That's not shock or stress. It is genetic diversity.
You can flip to flower anytime you want.. whether no or when you fill in more scorg it is 100% up to you and you can make it work either way.
If you wait for the other one to spread out more, you may need to prune the other one back a bit... whatever it takes to even it out. I'd expect the one on the left to continue to outpace the one on the right. You can mitigate this by continuing to train the one on the left beyond flip to flower... maybe 3-5 days longer? a week? depends on the difference in vertical growth you are seeing so far (or horizontal growth in this case as you train it to the scrog, lol, not the axial growth)
Usually when you fill about 1/2 the sapce, it's good to flip. Obvioulsy 1 plant is getting there sooner. Allowing one to cover more ground can help, but once they are tangled in teh scrog, you can't really move them around much, so there is some limitation in that.
Try to train the smaller away from the larger plant and let the larger plant encroach on the smaller plant etc... Train the larger plant beyond flip while allowing the smaller plant to start growing vertically to offset inevitable height difference.
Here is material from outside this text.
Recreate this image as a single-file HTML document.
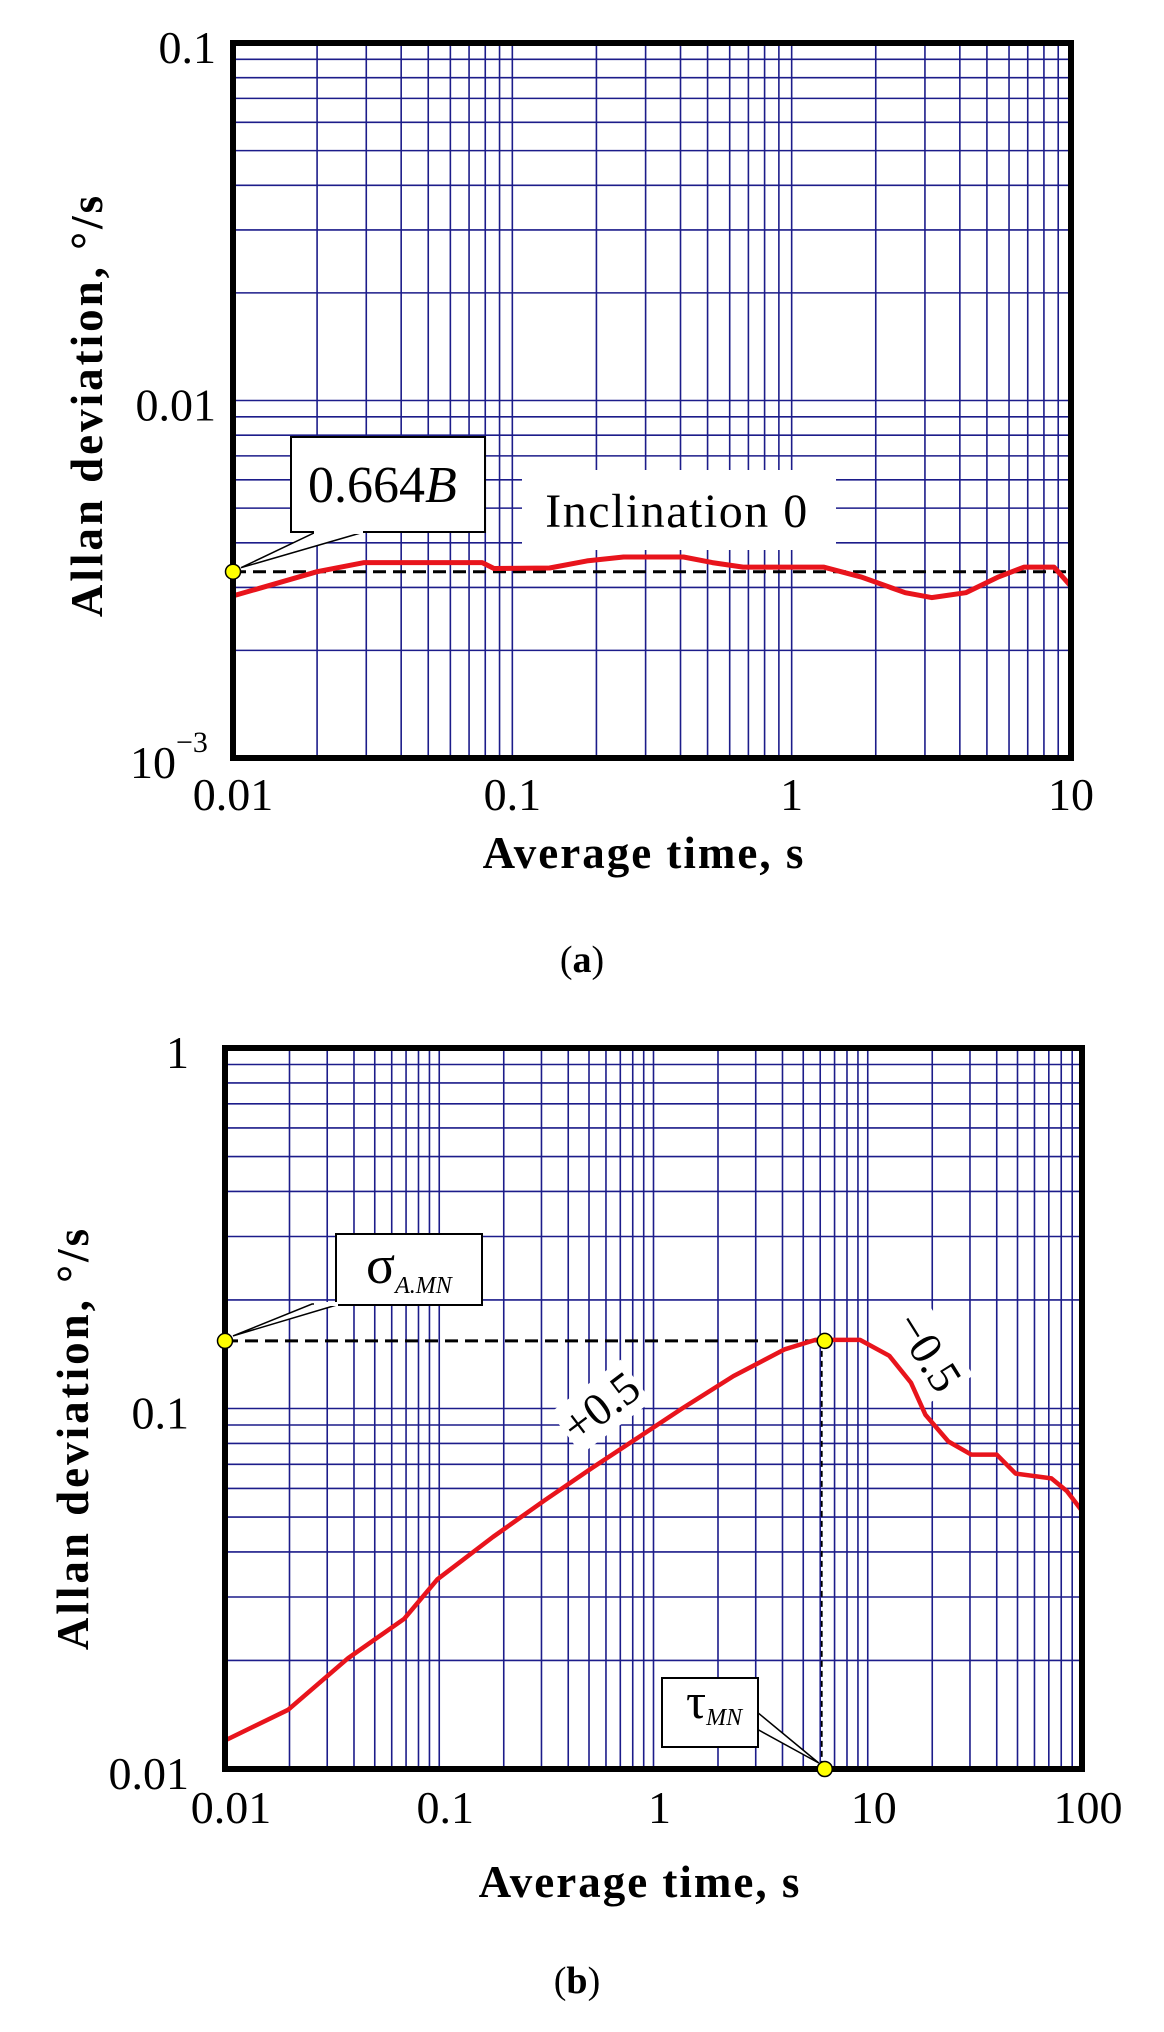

This is more art than science because you have no idea how each will grow after flip, but usually they don't change their spots drastically.
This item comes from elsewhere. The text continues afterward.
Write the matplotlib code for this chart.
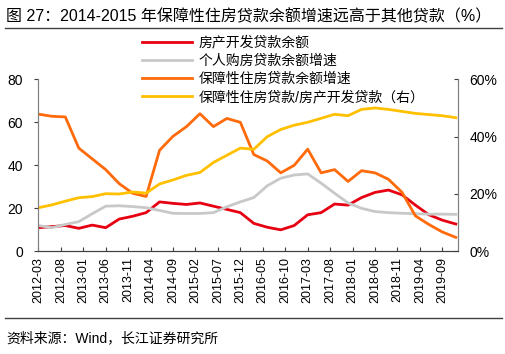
import numpy as np
import pandas as pd
import matplotlib
matplotlib.use('Agg')
import matplotlib.pyplot as plt
from matplotlib.lines import Line2D

plt.rcParams['font.family'] = ['Liberation Sans', 'Noto Sans CJK SC', 'DejaVu Sans']

# quarterly readings, 2012-03 .. 2019-12
dates = pd.date_range('2012-03-01', '2019-12-01', freq='3MS')
dev_loan = [11, 11.5, 12, 10.7, 12.2, 11, 15, 16.3, 18, 23, 22.3, 21.8, 22.5, 21, 19.5, 18,
            13, 11.2, 10, 12, 17, 18, 22, 21.5, 25, 27.4, 28.5, 26.3, 21.5, 17, 14.5, 12.7]
mortgage = [12, 11, 12.5, 13.8, 17.5, 21, 21.2, 20.8, 20.3, 19, 17.7, 17.6, 17.6, 18, 20.7, 23,
            25, 30.5, 34, 35.5, 36, 31.7, 27, 22.5, 20, 18.5, 18, 17.7, 17.5, 17.3, 17.3, 17.2]
afford = [63.8, 62.8, 62.5, 48, 43, 38, 31.5, 27, 25.5, 47, 53.5, 58, 64, 58, 61.8, 60,
          45, 42, 36.5, 40, 47.5, 36.5, 38, 32.5, 37.5, 36.5, 33.5, 27.5, 16.5, 12.5, 9, 6.5]
ratio = [15.2, 16.2, 17.5, 18.7, 19.1, 20.1, 20, 20.7, 20.3, 23.5, 24.9, 26.5, 27.5, 31, 33.5, 36,
         35.6, 40, 42.5, 44, 45, 46.4, 47.8, 47.3, 49.5, 50, 49.5, 48.8, 48.1, 47.7, 47.3, 46.6]

labels = ['房产开发贷款余额', '个人购房贷款余额增速', '保障性住房贷款余额增速',
          '保障性住房贷款/房产开发贷款（右）']
colors = ['#E60012', '#C8C8C8', '#FF6A0A', '#FFC000']

start = dates[0]
x = np.array([(d.year - start.year) * 12 + d.month - start.month for d in dates])
tick_months = np.arange(0, 91, 5)
tick_labels = [(start + pd.DateOffset(months=int(m))).strftime('%Y-%m') for m in tick_months]

fig = plt.figure(figsize=(5.05, 3.54), dpi=100)
ax = fig.add_axes([0.076, 0.290, 0.831, 0.486])
ax2 = ax.twinx()

ax.plot(x, dev_loan, color=colors[0], lw=2, solid_joinstyle='round')
ax.plot(x, mortgage, color=colors[1], lw=2, solid_joinstyle='round')
ax.plot(x, afford, color=colors[2], lw=2, solid_joinstyle='round')
ax2.plot(x, ratio, color=colors[3], lw=2, solid_joinstyle='round')

ax.set_xlim(0, 93.5)
ax.set_ylim(0, 80)
ax.set_yticks([0, 20, 40, 60, 80])
ax2.set_ylim(0, 60)
ax2.set_yticks([0, 20, 40, 60])
ax2.set_yticklabels(['0%', '20%', '40%', '60%'])
ax.set_xticks(tick_months)
ax.set_xticklabels(tick_labels, rotation=90)

for a in (ax, ax2):
    a.spines['top'].set_visible(False)
    a.spines['left'].set_color('#808080')
    a.spines['right'].set_color('#808080')
    a.spines['bottom'].set_color('#404040')
ax.tick_params(axis='y', labelsize=10, length=3, color='#404040', pad=8)
ax2.tick_params(axis='y', labelsize=10, length=3, direction='in', color='#404040', pad=8)
ax.tick_params(axis='x', labelsize=9, length=3, direction='in', color='#404040', pad=4)

handles = [Line2D([0], [0], color=c, lw=2) for c in colors]
fig.legend(handles, labels, loc='upper left', bbox_to_anchor=(0.27, 0.915),
           frameon=False, fontsize=10, handlelength=3.6, handletextpad=0.5,
           labelspacing=0.3, borderaxespad=0)

fig.text(0.012, 0.955, '图 27：2014-2015 年保障性住房贷款余额增速远高于其他贷款（%）',
         fontsize=11.5, va='center', ha='left')
fig.add_artist(Line2D([0.01, 0.995], [0.921, 0.921], color='#404040', lw=1))
fig.add_artist(Line2D([0.01, 0.995], [0.102, 0.102], color='#404040', lw=1))
fig.text(0.012, 0.045, '资料来源：Wind，长江证券研究所', fontsize=10, va='center', ha='left')

fig.savefig('out.png', dpi=100)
If the smaller one isn't in the net, could get a pot elevator/riser to raise it up. If not tangled in scrog, i'd shift it away from the bigger plant so the bigger plant can use up a larger portion of the space than 1/2.
any way you can slow one down and allow the other to start growing vertically earlier will help keep the canopy level later on. Anything you can do to reposition and or train the plants to better fill the area will have a positive effect on your yield.
The only way you avoid this is using clones of the same plant. PAy attention, because you'll be doing this again and the more comfortable you are the better. You understand the basics of apical dominance / training, now manipulate the plants for best results. Nothing you can do about genetic diversity but try to mitigate the differences as best you can.